Anyhow here is a rather academically correct Egyptian rather than Greco-Egyptian Holy Family.  From studying its relations with Archaic Greek art, I have become particulaly fond of late Dynastic and Greco-Egyptian art.  So I'll just share this tiny one.  P.L.
Title: Re: Isis
Post by: slokind on May 21, 2007, 02:55:03 pm
I got this Alexandria diobol not because Hadrian looks pretty, but for its Isis reverse.  Since the dealer practically insisted on sending it registered (from that dangerous place, Belgium), I expect it will take some time.  If it hadn't been for Isis, I probably would have been leery of it, as I am of the registered mail business.*  In any case, that is why I'm using the dealer's pictures.  I hope that it's OK (usually I post only what I have in hand).
*Today the seller returned my payment for registered mail.
So here is Isis nursing Horus-Harpokrates.  Now to the library to get BMC Alexandria.  I have come to grief on Alexandria before now, and it has no L on it.
Pat L.
Title: Re: Isis
Post by: Rugser on May 21, 2007, 06:38:50 pm
Thanks Pat for these interesting discussions   
I learn a lot of things on the history and on the art.   
These are my coins with ISIS.   
Is what seen in hand to Anubis it is a "sistrum" ?     
Best regards   
ser
Title: Re: Isis
Post by: slokind on May 21, 2007, 06:47:02 pm
Yes, indeed, Anubis holds an excellent sistrum.  I wouldn't worry about my coin if it looked like yours.  And that little lotus-like crown is a legitimate variety of Isis crown, too.  And your Isis heads say FARIA!
I am waiting to see what others say about my coin; meantime I'll look at BMC and LIMC pages.
Pat L.
Title: Re: Isis
Post by: Jochen on May 21, 2007, 07:07:28 pm
Hi Pat!

I think I can see a IS in the r. field of your coin. Then it would be year 16 = AD 131/132. Usually this type has the L on the field l. of the throne, but may be it is worn away. I have found a type like yours in 'Gisela Förschner, Die Münzen der römischen Kaiser in Alexandrien, Historisches Museum Frankfurt am Main, 1987', but with two hawks sitting on the back of the throne. Ref.: Datt. - cp. 1749; SNG Cop. 370 (without the hawks!); Köln 1046.

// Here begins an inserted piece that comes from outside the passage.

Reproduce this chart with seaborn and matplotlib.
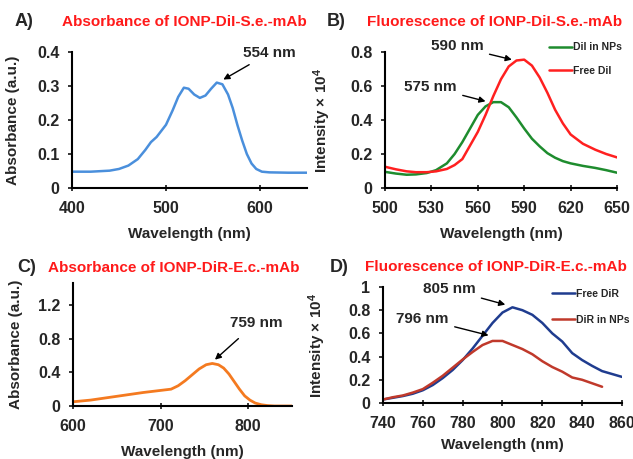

So it seems to be the type in SNG Cop.!

Best regards
Title: Re: Isis
Post by: Heliodromus on May 21, 2007, 07:56:59 pm
I have a very similar coin to Pats, but not identical. I'd be interested if anyone could give a precise attribution for it, and let me know what the jug-like (?) object in left field is, and what the sceptre-like thing is that Horus/Harpocrates is holding. The weight is 10.38g, which I believe makes it a diobol.

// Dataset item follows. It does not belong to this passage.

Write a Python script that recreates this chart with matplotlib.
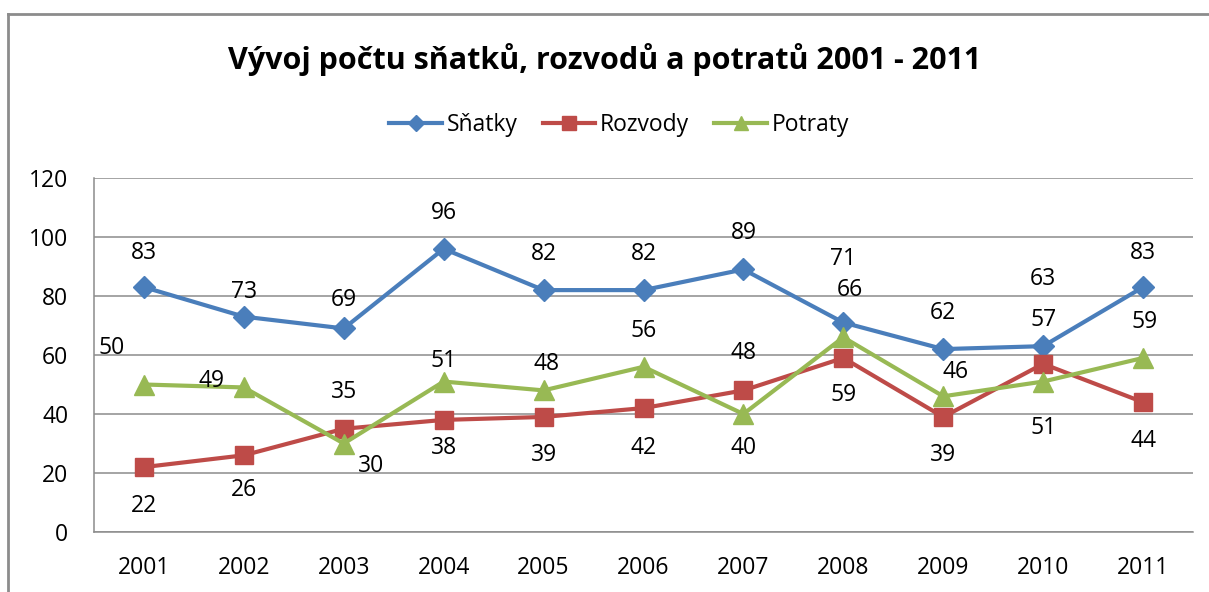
import matplotlib
matplotlib.use("Agg")
import matplotlib.pyplot as plt
from matplotlib.lines import Line2D

plt.rcParams["font.family"] = ["Open Sans", "DejaVu Sans"]

years = ["2001", "2002", "2003", "2004", "2005", "2006", "2007", "2008", "2009", "2010", "2011"]
snatky = [83, 73, 69, 96, 82, 82, 89, 71, 62, 63, 83]
rozvody = [22, 26, 35, 38, 39, 42, 48, 59, 39, 57, 44]
potraty = [50, 49, 30, 51, 48, 56, 40, 66, 46, 51, 59]

# data label offsets in pixels (dx, dy) - placed like in the Excel original
snatky_off = [(0, 34), (0, 25), (0, 28), (0, 36), (0, 36), (0, 36), (0, 36), (0, 64), (0, 36), (0, 67), (0, 34)]
rozvody_off = [(0, -39), (0, -35), (0, 37), (0, -28), (0, -38), (0, -40), (0, 37), (0, -37), (0, -38), (0, 44), (0, -39)]
potraty_off = [(-32, 37), (-32, 6), (27, -22), (0, 21), (3, 26), (0, 36), (0, -34), (7, 47), (12, 24), (0, -46), (2, 36)]

BLUE = "#4A7EBB"
RED = "#BE4B48"
GREEN = "#98B954"
FS = 16.5

fig = plt.figure(figsize=(12.09, 5.92), dpi=100)
ax = fig.add_axes([94 / 1209, 1 - 532 / 592, (1193 - 94) / 1209, (532 - 178) / 592])

x = list(range(len(years)))
series = [
    ("Sňatky", snatky, BLUE, "D", 11, snatky_off),
    ("Rozvody", rozvody, RED, "s", 13, rozvody_off),
    ("Potraty", potraty, GREEN, "^", 14, potraty_off),
]
for name, vals, color, marker, ms, offs in series:
    ax.plot(x, vals, color=color, linewidth=3, marker=marker, markersize=ms,
            markeredgecolor=color, label=name, zorder=3)
    for xi, v, (dx, dy) in zip(x, vals, offs):
        ax.annotate(str(v), (xi, v), xytext=(dx, dy), textcoords="offset pixels",
                    ha="center", va="center", fontsize=FS, color="black", zorder=4)

ax.set_xlim(-0.5, len(years) - 0.5)
ax.set_ylim(0, 120)
ax.set_yticks(range(0, 121, 20))
ax.set_xticks(x)
ax.set_xticklabels(years)
ax.tick_params(length=0, labelsize=FS)
ax.tick_params(axis="x", pad=17)
ax.tick_params(axis="y", pad=18.5)
ax.grid(axis="y", color="#8C8C8C", linewidth=1.1)
ax.set_axisbelow(True)
for side in ["top", "right"]:
    ax.spines[side].set_visible(False)
for side in ["left", "bottom"]:
    ax.spines[side].set_color("#8C8C8C")
    ax.spines[side].set_linewidth(1.1)

fig.text(0.5, 1 - 60 / 592, "Vývoj počtu sňatků, rozvodů a potratů 2001 - 2011",
         ha="center", va="center", fontsize=22, fontweight="bold")

ax.legend(loc="center", bbox_to_anchor=(0.512, 1 - 125 / 592), bbox_transform=fig.transFigure,
          ncol=3, frameon=False, fontsize=FS, handlelength=2.3, handletextpad=0.2,
          columnspacing=1.1, markerscale=0.75)

# outer chart border (cropped at right and bottom)
fig.add_artist(Line2D([8 / 1209, 1.01], [1 - 14 / 592, 1 - 14 / 592], color="#8C8C8C", linewidth=2,
                      transform=fig.transFigure))
fig.add_artist(Line2D([8 / 1209, 8 / 1209], [1 - 14 / 592, -0.01], color="#8C8C8C", linewidth=2,
                      transform=fig.transFigure))

fig.savefig("out.png", dpi=100, facecolor="white")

Ser - I love those festival of Isis pieces!

Ben
Title: Re: Isis
Post by: slokind on May 21, 2007, 10:10:45 pm
I found Ben's.  It is illustrated in LIMC sv Isis, pl. 514, Isis 219, which = BMC 761, Dattari 1750, pl. 17, Milne 1345, Geissen AlexKaisermünzen II, 1045.  I am just copying what is there, sv Isis p. 777, no. 219.  I don't find the vase mentioned, whether a canopic jar of Hadrianic issue or some other jar.  I ought to have noted who wrote the article; I can go back tomorrow, if you want.  P.L.
Yes, the infant is holding a lotus bud on its stem.  And, is that a 'canopic urn' at left?  With a vulture head?
There is even, ibid., no. 223, a Hadrianic coin showing this statuary composition (and the lotus bud held by Harpokrates) in an Egyptian temple/shrine.  Cool Coin!
Pat L
Title: Re: Isis
Post by: curtislclay on May 21, 2007, 11:30:25 pm
Confirming Pat's attribution: Ben's coin seems to be quite like Cologne 1045, AE 23, 10.01 gr., year 16, Harpocrates wears skhent on head and holds lotus, oinochoe and palm in field, falcons on corners of throne back, a detail not shown by Ben's and Pat's coins.

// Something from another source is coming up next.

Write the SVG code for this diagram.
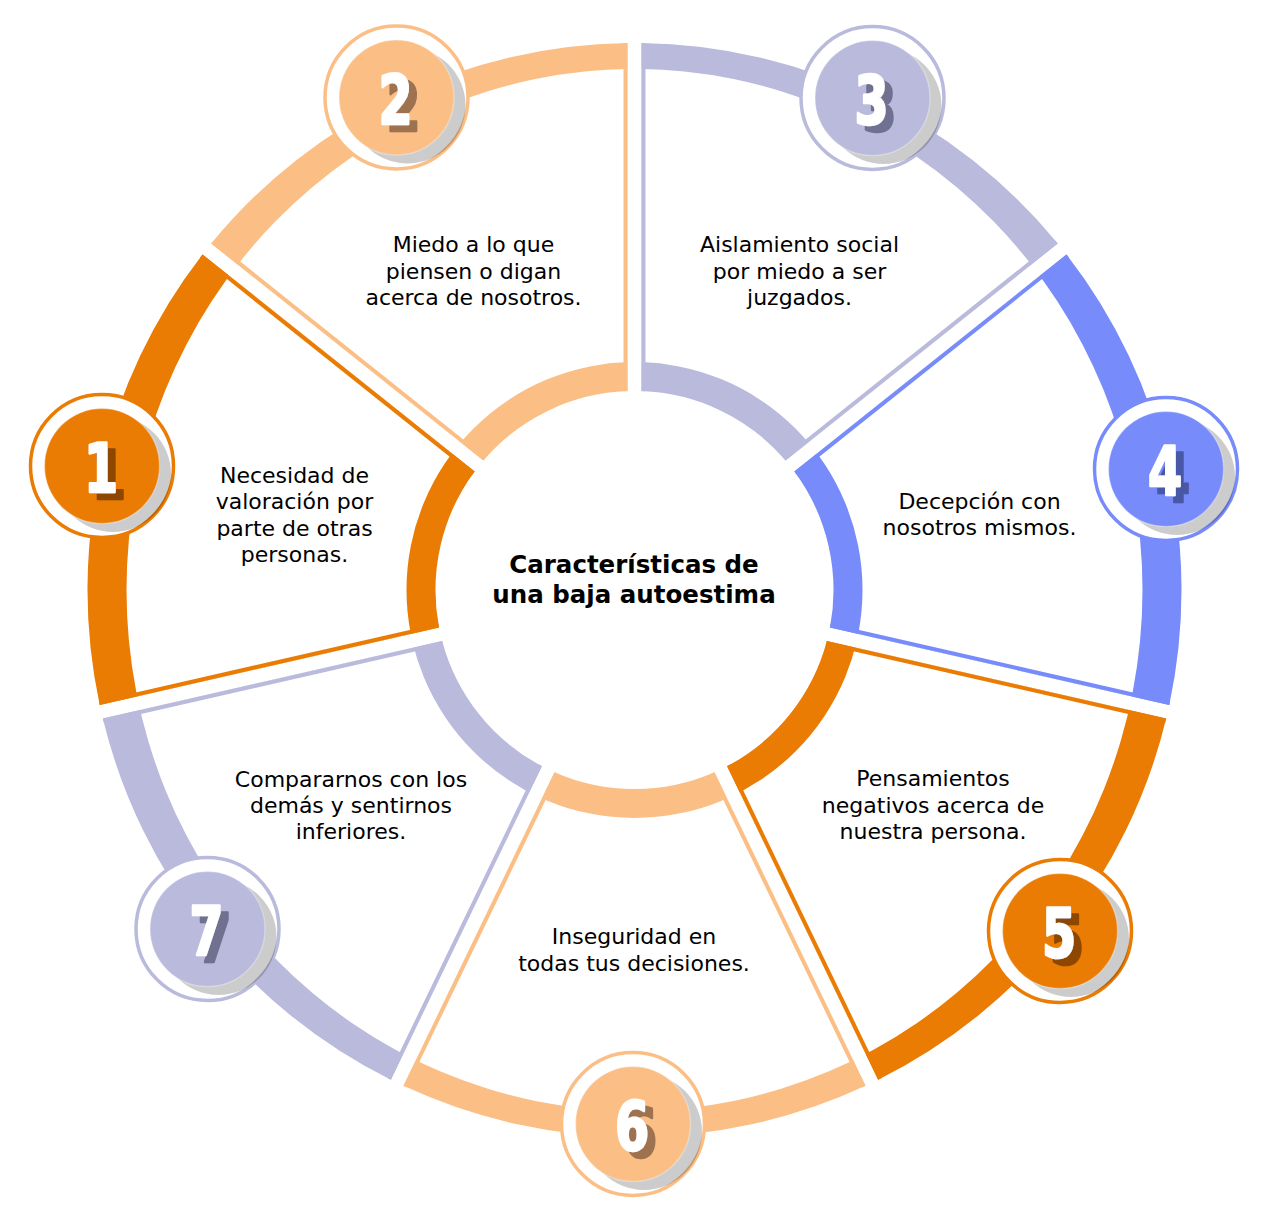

Pat's is like Cologne 1046, AE 24, 8.65 gr., same year, same types but without the oinochoe behind throne and palm branch before.

Ben's coin clearly shows Isis reaching her r. hand to her bare breast to offer it to Harpocrates.  She is definitely nursing him, and this same activity seems to be meant on all Alexandrian coins of Isis seated with Harpocrates, and in all of the similar reliefs and statues illustrated in LIMC.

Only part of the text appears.